Part of the reason I was ready to go home early, I think, was that I’d already been up and about a bit. I’d had a prostate operation last July and Mr Benjamin had warned me that men of my age, after an operation, tend to have trouble going to the toilet to start with. That happened to me for the first 12 hours, so I’d been going backwards and forwards out of my bed to the toilet, which was directly opposite the HDU. That probably helped, although it didn’t feel like it at the time!

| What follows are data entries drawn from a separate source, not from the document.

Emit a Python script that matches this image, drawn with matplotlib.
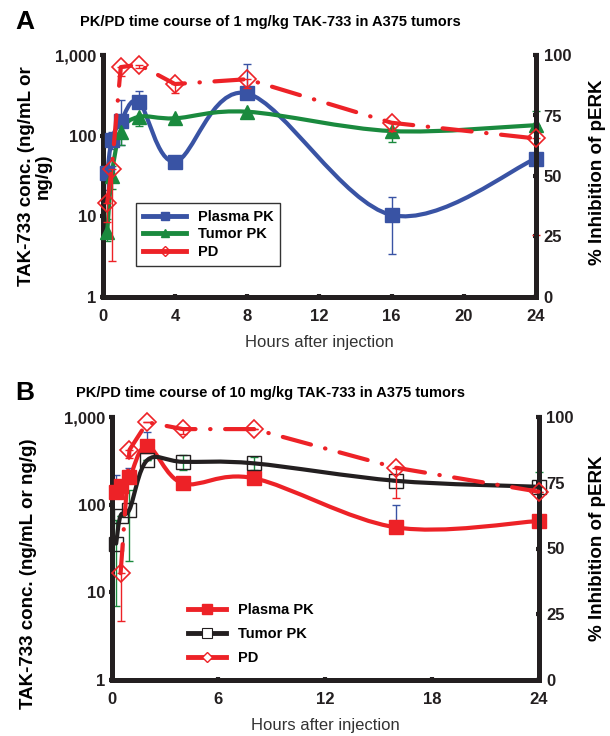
import matplotlib.pyplot as plt
import numpy as np
from matplotlib.path import Path
from matplotlib.patches import PathPatch
from matplotlib.lines import Line2D
from matplotlib.ticker import FixedLocator, FuncFormatter

plt.rcParams['font.family'] = ['Liberation Sans', 'DejaVu Sans']

# ---- Panel A: 1 mg/kg ----
hours_A = [0.25, 0.5, 1, 2, 4, 8, 16, 24]
plasma_A = [34, 88, 150, 262, 47.5, 334, 10.4, 52]
plasma_A_lo = [13, 20, 74, 0, 0, 0, 7, 0]
plasma_A_hi = [0, 24, 125, 98, 0, 437, 7.1, 0]
tumor_A = [6.4, 32, 112, 171, 164, 198, 114, 135]
tumor_A_lo = [1.5, 10, 36, 40, 0, 0, 30, 0]
tumor_A_hi = [3, 10, 23, 0, 0, 0, 0, 70]
pd_hours_A = [0.25, 0.5, 1, 2, 4, 8, 16, 24]
pd_A = [39, 53, 95, 96, 88, 90, 72, 65.5]
pd_A_lo = [8, 38, 3.5, 1.5, 3.7, 3.5, 3.6, 40]

# ---- Panel B: 10 mg/kg ----
hours_B = [0.25, 0.5, 1, 2, 4, 8, 16, 24]
plasma_B = [140, 165, 205, 470, 175, 200, 55, 65]
plasma_B_lo = [0, 0, 0, 0, 20, 0, 0, 0]
plasma_B_hi = [77, 0, 60, 210, 0, 0, 44, 0]
tumor_B = [36, 75, 88, 322, 308, 296, 187, 160]
tumor_B_lo = [29, 0, 65, 0, 60, 50, 0, 0]
tumor_B_hi = [31, 0, 59, 0, 60, 50, 0, 77]
pd_hours_B = [0.5, 1, 2, 4, 8, 16, 24]
pd_B = [40.6, 87.5, 98, 95.4, 95.4, 80.7, 71.6]
pd_B_lo = [18, 3, 0, 2, 0, 11.4, 0]

blue = '#3953a4'
green = '#1a8a3e'
red = '#ed2227'
black = '#231f20'
pd_dash = (0, (7, 3.5, 0.1, 3.5))


def smooth_curve(ax, x, y, color, lw=3.0):
    # Excel-style smoothed line: Catmull-Rom bezier in (x, log10 y) space
    x = np.asarray(x, float)
    ly = np.log10(np.asarray(y, float))
    n = len(x)
    verts = [(x[0], ly[0])]
    codes = [Path.MOVETO]
    for i in range(n - 1):
        i0 = max(i - 1, 0)
        i3 = min(i + 2, n - 1)
        c1 = (x[i] + (x[i + 1] - x[i0]) / 6, ly[i] + (ly[i + 1] - ly[i0]) / 6)
        c2 = (x[i + 1] - (x[i3] - x[i]) / 6, ly[i + 1] - (ly[i3] - ly[i]) / 6)
        verts += [c1, c2, (x[i + 1], ly[i + 1])]
        codes += [Path.CURVE4] * 3
    verts = np.array(verts)
    verts[:, 1] = 10 ** verts[:, 1]
    patch = PathPatch(Path(verts, codes), fill=False, edgecolor=color,
                      lw=lw, capstyle='round', joinstyle='round', zorder=3)
    patch.set_clip_on(False)
    ax.add_patch(patch)


def style_axes(ax, ax2, xticks):
    ax.set_yscale('log')
    ax.set_ylim(1, 1000)
    ax.set_xlim(0, 24)
    ax2.set_ylim(0, 100)
    for a in (ax, ax2):
        a.spines['top'].set_visible(False)
    ax.spines['right'].set_visible(False)
    ax2.spines['left'].set_visible(False)
    ax2.spines['bottom'].set_visible(False)
    for sp in ('left', 'bottom'):
        ax.spines[sp].set_linewidth(3.6)
        ax.spines[sp].set_color(black)
    ax2.spines['right'].set_linewidth(3.6)
    ax2.spines['right'].set_color(black)
    ax.yaxis.set_major_locator(FixedLocator([1, 10, 100, 1000]))
    ax.yaxis.set_minor_locator(FixedLocator([]))
    ax.yaxis.set_major_formatter(FuncFormatter(lambda v, p: f'{int(v):,}'))
    ax.set_xticks(xticks)
    ax2.set_yticks([0, 25, 50, 75, 100])
    for a in (ax, ax2):
        a.tick_params(direction='inout', length=5, width=3, color=black,
                      labelsize=12, pad=2, labelcolor=black)
        for lab in a.get_xticklabels() + a.get_yticklabels():
            lab.set_fontweight('bold')
    ax.tick_params(axis='x', pad=6)
    ax2.tick_params(axis='y', pad=3)
    ax.set_xlabel('Hours after injection', fontsize=12, color='#333333',
                  labelpad=8)


def draw_panel(fig, rect, hours, plasma, plo, phi, tumor, tlo, thi,
               pd_h, pd_v, pd_lo, colors, xticks):
    pcol, tcol, dcol, perr, terr = colors
    ax = fig.add_axes(rect)
    ax2 = ax.twinx()
    style_axes(ax, ax2, xticks)
    ax.errorbar(hours, plasma, yerr=[plo, phi], fmt='none', ecolor=perr,
                elinewidth=1, capsize=3, capthick=1, zorder=2, clip_on=False)
    ax.errorbar(hours, tumor, yerr=[tlo, thi], fmt='none', ecolor=terr,
                elinewidth=1, capsize=3, capthick=1, zorder=2, clip_on=False)
    ax2.errorbar(pd_h, pd_v, yerr=[pd_lo, np.zeros(len(pd_lo))], fmt='none',
                 ecolor=dcol, elinewidth=1, capsize=3, capthick=1, zorder=2,
                 clip_on=False)
    smooth_curve(ax, hours, plasma, pcol)
    smooth_curve(ax, hours, tumor, tcol)
    ax.plot(hours, plasma, ls='none', marker='s', ms=10, color=pcol,
            zorder=4, clip_on=False)
    return ax, ax2


fig = plt.figure(figsize=(6.10, 7.36), dpi=100)

# Panel A
rectA = [102.7 / 610, 1 - 297 / 736, 433.3 / 610, 242 / 736]
axA, axA2 = draw_panel(fig, rectA, hours_A, plasma_A, plasma_A_lo, plasma_A_hi,
                       tumor_A, tumor_A_lo, tumor_A_hi, pd_hours_A, pd_A,
                       pd_A_lo, (blue, green, red, blue, green),
                       [0, 4, 8, 12, 16, 20, 24])
axA.plot(hours_A, tumor_A, ls='none', marker='^', ms=10, color=green,
         zorder=4, clip_on=False)
axA2.plot(pd_hours_A, pd_A, color=red, lw=3, ls=pd_dash,
          dash_capstyle='round', marker='D', ms=9, mfc='none', mec=red,
          mew=1.2, zorder=5, clip_on=False)
handlesA = [
    Line2D([], [], color=blue, lw=3.5, marker='s', ms=6),
    Line2D([], [], color=green, lw=3.5, marker='^', ms=6),
    Line2D([], [], color=red, lw=3.5, marker='D', ms=5, mfc='none', mec=red),
]
legA = axA.legend(handlesA, ['Plasma PK', 'Tumor PK', 'PD'], loc='upper left',
                  bbox_to_anchor=(0.077, 0.388), borderaxespad=0,
                  handlelength=3.0, handletextpad=0.8, labelspacing=0.25,
                  fancybox=False, edgecolor='#333333', framealpha=1,
                  prop={'weight': 'bold', 'size': 10.5}, borderpad=0.45)
legA.get_frame().set_linewidth(1)
legA.set_zorder(10)

# Panel B
rectB = [111.7 / 610, 1 - 680 / 736, 426.8 / 610, 263 / 736]
axB, axB2 = draw_panel(fig, rectB, hours_B, plasma_B, plasma_B_lo, plasma_B_hi,
                       tumor_B, tumor_B_lo, tumor_B_hi, pd_hours_B, pd_B,
                       pd_B_lo, (red, black, red, blue, green),
                       [0, 6, 12, 18, 24])
axB.plot(hours_B, tumor_B, ls='none', marker='s', ms=10, mfc='none',
         mec=black, mew=1.0, zorder=4, clip_on=False)
axB2.plot(pd_hours_B, pd_B, color=red, lw=3, ls=pd_dash,
          dash_capstyle='round', marker='D', ms=9, mfc='none', mec=red,
          mew=1.2, zorder=5, clip_on=False)
handlesB = [
    Line2D([], [], color=red, lw=3.5, marker='s', ms=7),
    Line2D([], [], color=black, lw=3.5, marker='s', ms=7, mfc='white',
           mec=black, mew=0.8),
    Line2D([], [], color=red, lw=3.5, marker='D', ms=5, mfc='white', mec=red),
]
legB = axB.legend(handlesB, ['Plasma PK', 'Tumor PK', 'PD'], loc='upper left',
                  bbox_to_anchor=(0.165, 0.315), borderaxespad=0,
                  handlelength=2.6, handletextpad=0.8, labelspacing=0.7,
                  frameon=False, prop={'weight': 'bold', 'size': 10.5})

# Titles, panel letters and axis labels
fig.text(25 / 610, 1 - 22 / 736, 'A', fontsize=19, fontweight='bold',
         ha='center', va='center')
fig.text(270 / 610, 1 - 22 / 736,
         'PK/PD time course of 1 mg/kg TAK-733 in A375 tumors',
         fontsize=10.5, fontweight='bold', ha='center', va='center')
fig.text(25 / 610, 1 - 393 / 736, 'B', fontsize=19, fontweight='bold',
         ha='center', va='center')
fig.text(271 / 610, 1 - 393 / 736,
         'PK/PD time course of 10 mg/kg TAK-733 in A375 tumors',
         fontsize=10.5, fontweight='bold', ha='center', va='center')

fig.text(35 / 610, 1 - 176 / 736, 'TAK-733 conc. (ng/mL or\nng/g)',
         rotation=90, fontsize=13.5, fontweight='bold', ha='center',
         va='center', multialignment='center', linespacing=0.95)
fig.text(29 / 610, 1 - 574 / 736, 'TAK-733 conc. (ng/mL or ng/g)',
         rotation=90, fontsize=13.5, fontweight='bold', ha='center',
         va='center')
fig.text(597 / 610, 1 - 172 / 736, '% Inhibition of pERK', rotation=90,
         fontsize=13.5, fontweight='bold', ha='center', va='center')
fig.text(597 / 610, 1 - 548 / 736, '% Inhibition of pERK', rotation=90,
         fontsize=13.5, fontweight='bold', ha='center', va='center')

fig.savefig('out.png', dpi=100)
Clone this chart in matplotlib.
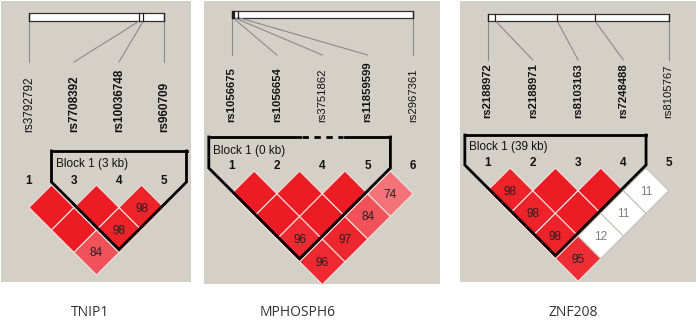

I don’t remember much about that first week at home, other than my throat was a bit sore from having the anaesthetic tube down there. The only problem I had was, about two days after the operation, I had difficulty in swallowing – even my own saliva – so I wasn’t able to eat or drink. Mr Benjamin had warned me about this and it was a bit frightening. By good fortune, the following day, I bumped into Mr Benjamin while at the Hartswood to have the staples removed from my neck. He reassured me it was just a bit of swelling from the operation and, sure enough, it went after a day or two. He also told me not to run before I can walk. It was good advice because, to me, I could only see a cut in my neck; you don’t realize what’s going on in the inside.
I had to go and see Mr Benjamin six weeks later for a check-up, and everything has been fine. I’m recuperating at home, and gradually getting more use back in my arm. I was warned it could take some time, because when you’re using muscles you haven’t used for a while, they ache a bit. It’s well on the mend, though. Driving’s fine now. If I’m going to the tolls for the Dartford crossing, I can pay the guy now; I’m starting to do things that I realise I couldn’t do before.
I’d recommend it to anyone thinking about it. I’m 67 and I didn’t really fancy spending the rest of my life with an arm that doesn’t work properly, particularly as it was the dominant one. I took a chance to a certain extent; you’ve got to weigh it up in your own mind, but I would certainly recommend it. Have a long discussion with your consultant or your neurosurgeon first, but I certainly wouldn’t hesitate to do it if I was in the same situation again.
Mr Benjamin really was first-class. I’d recommend him to anybody. All the consultants and hospital staff were most supportive. The anaesthetist was exceptionally nice; Mr Auplish was very helpful and reassuring; and the consultants who did the nerve tests and the pain relief were all excellent and very professional. I’m just very grateful to Mr Benjamin for what he did for me.